-- start Data for the task --

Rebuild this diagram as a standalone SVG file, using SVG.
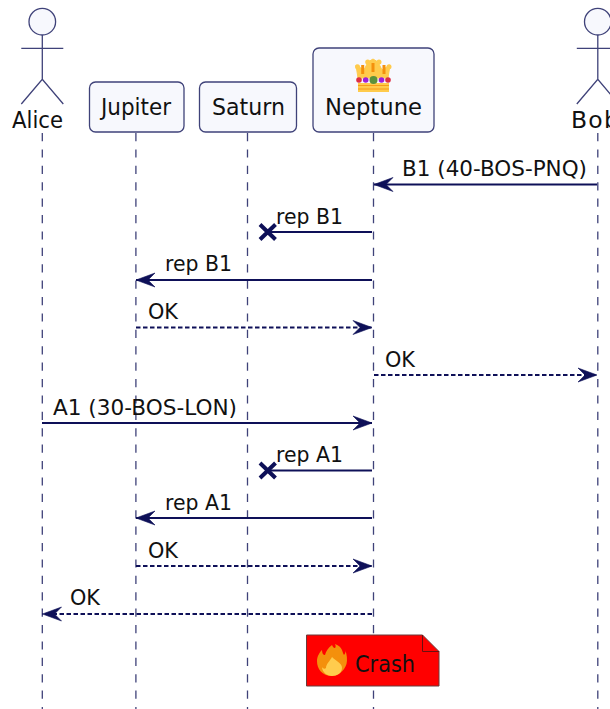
<svg xmlns="http://www.w3.org/2000/svg" width="610" height="709" viewBox="0 0 610 709">
<style>
.life{stroke:#3f4279;stroke-width:1.300;stroke-dasharray:8.200 8.200;fill:none}
.box{fill:#f7f8fd;stroke:#3f4279;stroke-width:1.300}
.act{fill:#f7f8fd;stroke:#3f4279;stroke-width:1.300}
.name{font-family:"DejaVu Sans",sans-serif;font-size:23.500px;fill:#111}
.msg{font-family:"DejaVu Sans",sans-serif;font-size:22px;fill:#111}
.m{stroke:#0e1058;stroke-width:2;fill:none}
.d{stroke:#0e1058;stroke-width:2;fill:none;stroke-dasharray:4.500 2.500}
.x{stroke:#0e1058;stroke-width:4;fill:none}
</style>
<defs>
<marker id="fill" markerUnits="userSpaceOnUse" markerWidth="22" markerHeight="18" refX="20" refY="9" orient="auto"><path d="M1 2L20 9L1 16L8 9Z" fill="#0e1058" stroke="#0e1058" stroke-width=".6"/></marker>
<g id="stick"><circle cx="0" cy="21.700" r="13.300" class="act"/><path class="act" d="M0 35V79.300M-21 48.300H21M-21 104L0 79.300L21 104" style="fill:none"/></g>
</defs>
<g id="lifelines">
<line class="life" x1="42.300" y1="133" x2="42.300" y2="709"/>
<line class="life" x1="135.900" y1="133" x2="135.900" y2="709"/>
<line class="life" x1="247.500" y1="133" x2="247.500" y2="709"/>
<line class="life" x1="373.500" y1="133" x2="373.500" y2="709"/>
<line class="life" x1="597.800" y1="133" x2="597.800" y2="709"/>
</g>
<g id="alice"><use href="#stick" x="42.300"/><text class="name" x="12" y="128" textLength="51" lengthAdjust="spacingAndGlyphs">Alice</text></g>
<g id="jupiter"><rect class="box" x="89.500" y="82" width="94.500" height="50" rx="6"/><text class="name" x="101" y="115" textLength="70" lengthAdjust="spacingAndGlyphs">Jupiter</text></g>
<g id="saturn"><rect class="box" x="199.500" y="82" width="97" height="50" rx="6"/><text class="name" x="212" y="115" textLength="73" lengthAdjust="spacingAndGlyphs">Saturn</text></g>
<g id="neptune"><rect class="box" x="313" y="48" width="121" height="84" rx="6"/>
<path d="M358 78L356 65L364 70L368 62L373 59L378 62L382 70L390 65L388 78Z" fill="#ffcb4c" stroke="#ffcb4c"/>
<g fill="#ffcb4c"><circle cx="357.500" cy="66.700" r="2.500"/><circle cx="367.700" cy="62" r="2.500"/><circle cx="379" cy="62" r="2.500"/><circle cx="389" cy="66.700" r="2.500"/></g>
<g fill="#f4900c"><rect x="361.200" y="65" width="3" height="9"/><rect x="371.500" y="63" width="3" height="9"/><rect x="382.500" y="65" width="3" height="9"/></g>
<rect x="358" y="83" width="31" height="9" fill="#ffcb4c"/><path d="M358 85.500H389M358 89H389" stroke="#f4900c" stroke-width=".8"/>
<circle cx="359" cy="80" r="2.800" fill="#dd2e44"/><circle cx="365.700" cy="80" r="2.800" fill="#9c1fd8"/><circle cx="373.500" cy="80" r="4" fill="#5c913b"/><circle cx="381.500" cy="80" r="2.800" fill="#9c1fd8"/><circle cx="388" cy="80" r="2.800" fill="#dd2e44"/>
<text class="name" x="325" y="115" textLength="97" lengthAdjust="spacingAndGlyphs">Neptune</text></g>
<g id="bob"><use href="#stick" x="597.800"/><text class="name" x="571" y="128" letter-spacing="1.200">Bob</text></g>
<g id="connectors">
<line class="m" x1="597" y1="184.500" x2="374" y2="184.500" marker-end="url(#fill)"/>
<line class="m" x1="372" y1="232" x2="268" y2="232"/>
<path class="x" d="M260 224.500L275.500 239.500M275.500 224.500L260 239.500"/>
<line class="m" x1="372" y1="280" x2="136" y2="280" marker-end="url(#fill)"/>
<line class="d" x1="136" y1="327.500" x2="372" y2="327.500" marker-end="url(#fill)"/>
<line class="d" x1="374" y1="375" x2="597" y2="375" marker-end="url(#fill)"/>
<line class="m" x1="42" y1="423" x2="372" y2="423" marker-end="url(#fill)"/>
<line class="m" x1="372" y1="470.500" x2="268" y2="470.500"/>
<path class="x" d="M260 463L275.500 478M275.500 463L260 478"/>
<line class="m" x1="372" y1="518" x2="136" y2="518" marker-end="url(#fill)"/>
<line class="d" x1="136" y1="566" x2="372" y2="566" marker-end="url(#fill)"/>
<line class="d" x1="372" y1="614" x2="42.500" y2="614" marker-end="url(#fill)"/>
</g>
<g id="labels">
<text class="msg" x="402" y="175.500" textLength="185" lengthAdjust="spacingAndGlyphs">B1 (40-BOS-PNQ)</text>
<text class="msg" x="276" y="223.500" textLength="67" lengthAdjust="spacingAndGlyphs">rep B1</text>
<text class="msg" x="165" y="271" textLength="67" lengthAdjust="spacingAndGlyphs">rep B1</text>
<text class="msg" x="148" y="319" textLength="30" lengthAdjust="spacingAndGlyphs">OK</text>
<text class="msg" x="385" y="367" textLength="30" lengthAdjust="spacingAndGlyphs">OK</text>
<text class="msg" x="53" y="414.500" textLength="184" lengthAdjust="spacingAndGlyphs">A1 (30-BOS-LON)</text>
<text class="msg" x="276" y="462" textLength="67" lengthAdjust="spacingAndGlyphs">rep A1</text>
<text class="msg" x="165" y="510" textLength="67" lengthAdjust="spacingAndGlyphs">rep A1</text>
<text class="msg" x="148" y="558" textLength="30" lengthAdjust="spacingAndGlyphs">OK</text>
<text class="msg" x="70" y="605" textLength="30" lengthAdjust="spacingAndGlyphs">OK</text>
</g>
<g id="crash">
<path d="M306.500 635H422.500L439 651.500V686H306.500Z" fill="#f00" stroke="#6a3a3a" stroke-width="1"/>
<path d="M422.500 635V651.500H439" fill="none" stroke="#6a1010" stroke-width="1"/>
<path d="M332 645C334 650 337 648 335 644C343 647 342 652 344 655C345 654 346 652 345 650C347 654 347.500 660 346.500 664C344 672 337 676 332 676C322 676 317 669 317 661C317 656 320 652 322 650C322 653 323 655 325 655C326 651 328 648 332 645Z" fill="#f4900c"/>
<path d="M332 657C336 661 342 663 342 668C342 673 337 676 332 676C327 676 322 672 322 667C323 669 325 669 326 668C326 664 330 661 332 657Z" fill="#ffcc4d"/>
<text class="name" x="355" y="672" textLength="60" lengthAdjust="spacingAndGlyphs">Crash</text>
</g>
</svg>
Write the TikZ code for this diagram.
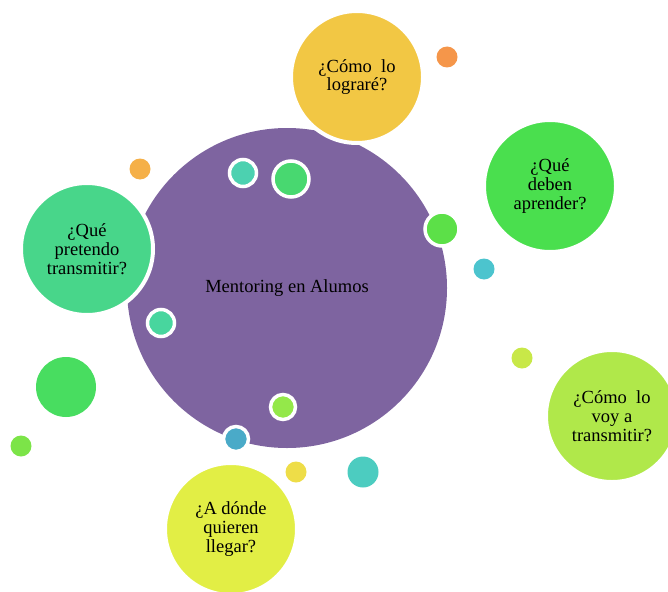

-- end Data for the task --

• **Problem requirements**:
Copy the material above in full and exactly, skipping pictures.

• **Exercise solution**:
Rebuild this diagram as a standalone SVG file, using SVG.
<svg xmlns="http://www.w3.org/2000/svg" width="610" height="709" viewBox="0 0 610 709">
<style>
.life{stroke:#3f4279;stroke-width:1.300;stroke-dasharray:8.200 8.200;fill:none}
.box{fill:#f7f8fd;stroke:#3f4279;stroke-width:1.300}
.act{fill:#f7f8fd;stroke:#3f4279;stroke-width:1.300}
.name{font-family:"DejaVu Sans",sans-serif;font-size:23.500px;fill:#111}
.msg{font-family:"DejaVu Sans",sans-serif;font-size:22px;fill:#111}
.m{stroke:#0e1058;stroke-width:2;fill:none}
.d{stroke:#0e1058;stroke-width:2;fill:none;stroke-dasharray:4.500 2.500}
.x{stroke:#0e1058;stroke-width:4;fill:none}
</style>
<defs>
<marker id="fill" markerUnits="userSpaceOnUse" markerWidth="22" markerHeight="18" refX="20" refY="9" orient="auto"><path d="M1 2L20 9L1 16L8 9Z" fill="#0e1058" stroke="#0e1058" stroke-width=".6"/></marker>
<g id="stick"><circle cx="0" cy="21.700" r="13.300" class="act"/><path class="act" d="M0 35V79.300M-21 48.300H21M-21 104L0 79.300L21 104" style="fill:none"/></g>
</defs>
<g id="lifelines">
<line class="life" x1="42.300" y1="133" x2="42.300" y2="709"/>
<line class="life" x1="135.900" y1="133" x2="135.900" y2="709"/>
<line class="life" x1="247.500" y1="133" x2="247.500" y2="709"/>
<line class="life" x1="373.500" y1="133" x2="373.500" y2="709"/>
<line class="life" x1="597.800" y1="133" x2="597.800" y2="709"/>
</g>
<g id="alice"><use href="#stick" x="42.300"/><text class="name" x="12" y="128" textLength="51" lengthAdjust="spacingAndGlyphs">Alice</text></g>
<g id="jupiter"><rect class="box" x="89.500" y="82" width="94.500" height="50" rx="6"/><text class="name" x="101" y="115" textLength="70" lengthAdjust="spacingAndGlyphs">Jupiter</text></g>
<g id="saturn"><rect class="box" x="199.500" y="82" width="97" height="50" rx="6"/><text class="name" x="212" y="115" textLength="73" lengthAdjust="spacingAndGlyphs">Saturn</text></g>
<g id="neptune"><rect class="box" x="313" y="48" width="121" height="84" rx="6"/>
<path d="M358 78L356 65L364 70L368 62L373 59L378 62L382 70L390 65L388 78Z" fill="#ffcb4c" stroke="#ffcb4c"/>
<g fill="#ffcb4c"><circle cx="357.500" cy="66.700" r="2.500"/><circle cx="367.700" cy="62" r="2.500"/><circle cx="379" cy="62" r="2.500"/><circle cx="389" cy="66.700" r="2.500"/></g>
<g fill="#f4900c"><rect x="361.200" y="65" width="3" height="9"/><rect x="371.500" y="63" width="3" height="9"/><rect x="382.500" y="65" width="3" height="9"/></g>
<rect x="358" y="83" width="31" height="9" fill="#ffcb4c"/><path d="M358 85.500H389M358 89H389" stroke="#f4900c" stroke-width=".8"/>
<circle cx="359" cy="80" r="2.800" fill="#dd2e44"/><circle cx="365.700" cy="80" r="2.800" fill="#9c1fd8"/><circle cx="373.500" cy="80" r="4" fill="#5c913b"/><circle cx="381.500" cy="80" r="2.800" fill="#9c1fd8"/><circle cx="388" cy="80" r="2.800" fill="#dd2e44"/>
<text class="name" x="325" y="115" textLength="97" lengthAdjust="spacingAndGlyphs">Neptune</text></g>
<g id="bob"><use href="#stick" x="597.800"/><text class="name" x="571" y="128" letter-spacing="1.200">Bob</text></g>
<g id="connectors">
<line class="m" x1="597" y1="184.500" x2="374" y2="184.500" marker-end="url(#fill)"/>
<line class="m" x1="372" y1="232" x2="268" y2="232"/>
<path class="x" d="M260 224.500L275.500 239.500M275.500 224.500L260 239.500"/>
<line class="m" x1="372" y1="280" x2="136" y2="280" marker-end="url(#fill)"/>
<line class="d" x1="136" y1="327.500" x2="372" y2="327.500" marker-end="url(#fill)"/>
<line class="d" x1="374" y1="375" x2="597" y2="375" marker-end="url(#fill)"/>
<line class="m" x1="42" y1="423" x2="372" y2="423" marker-end="url(#fill)"/>
<line class="m" x1="372" y1="470.500" x2="268" y2="470.500"/>
<path class="x" d="M260 463L275.500 478M275.500 463L260 478"/>
<line class="m" x1="372" y1="518" x2="136" y2="518" marker-end="url(#fill)"/>
<line class="d" x1="136" y1="566" x2="372" y2="566" marker-end="url(#fill)"/>
<line class="d" x1="372" y1="614" x2="42.500" y2="614" marker-end="url(#fill)"/>
</g>
<g id="labels">
<text class="msg" x="402" y="175.500" textLength="185" lengthAdjust="spacingAndGlyphs">B1 (40-BOS-PNQ)</text>
<text class="msg" x="276" y="223.500" textLength="67" lengthAdjust="spacingAndGlyphs">rep B1</text>
<text class="msg" x="165" y="271" textLength="67" lengthAdjust="spacingAndGlyphs">rep B1</text>
<text class="msg" x="148" y="319" textLength="30" lengthAdjust="spacingAndGlyphs">OK</text>
<text class="msg" x="385" y="367" textLength="30" lengthAdjust="spacingAndGlyphs">OK</text>
<text class="msg" x="53" y="414.500" textLength="184" lengthAdjust="spacingAndGlyphs">A1 (30-BOS-LON)</text>
<text class="msg" x="276" y="462" textLength="67" lengthAdjust="spacingAndGlyphs">rep A1</text>
<text class="msg" x="165" y="510" textLength="67" lengthAdjust="spacingAndGlyphs">rep A1</text>
<text class="msg" x="148" y="558" textLength="30" lengthAdjust="spacingAndGlyphs">OK</text>
<text class="msg" x="70" y="605" textLength="30" lengthAdjust="spacingAndGlyphs">OK</text>
</g>
<g id="crash">
<path d="M306.500 635H422.500L439 651.500V686H306.500Z" fill="#f00" stroke="#6a3a3a" stroke-width="1"/>
<path d="M422.500 635V651.500H439" fill="none" stroke="#6a1010" stroke-width="1"/>
<path d="M332 645C334 650 337 648 335 644C343 647 342 652 344 655C345 654 346 652 345 650C347 654 347.500 660 346.500 664C344 672 337 676 332 676C322 676 317 669 317 661C317 656 320 652 322 650C322 653 323 655 325 655C326 651 328 648 332 645Z" fill="#f4900c"/>
<path d="M332 657C336 661 342 663 342 668C342 673 337 676 332 676C327 676 322 672 322 667C323 669 325 669 326 668C326 664 330 661 332 657Z" fill="#ffcc4d"/>
<text class="name" x="355" y="672" textLength="60" lengthAdjust="spacingAndGlyphs">Crash</text>
</g>
</svg>
Write the TikZ code for this diagram.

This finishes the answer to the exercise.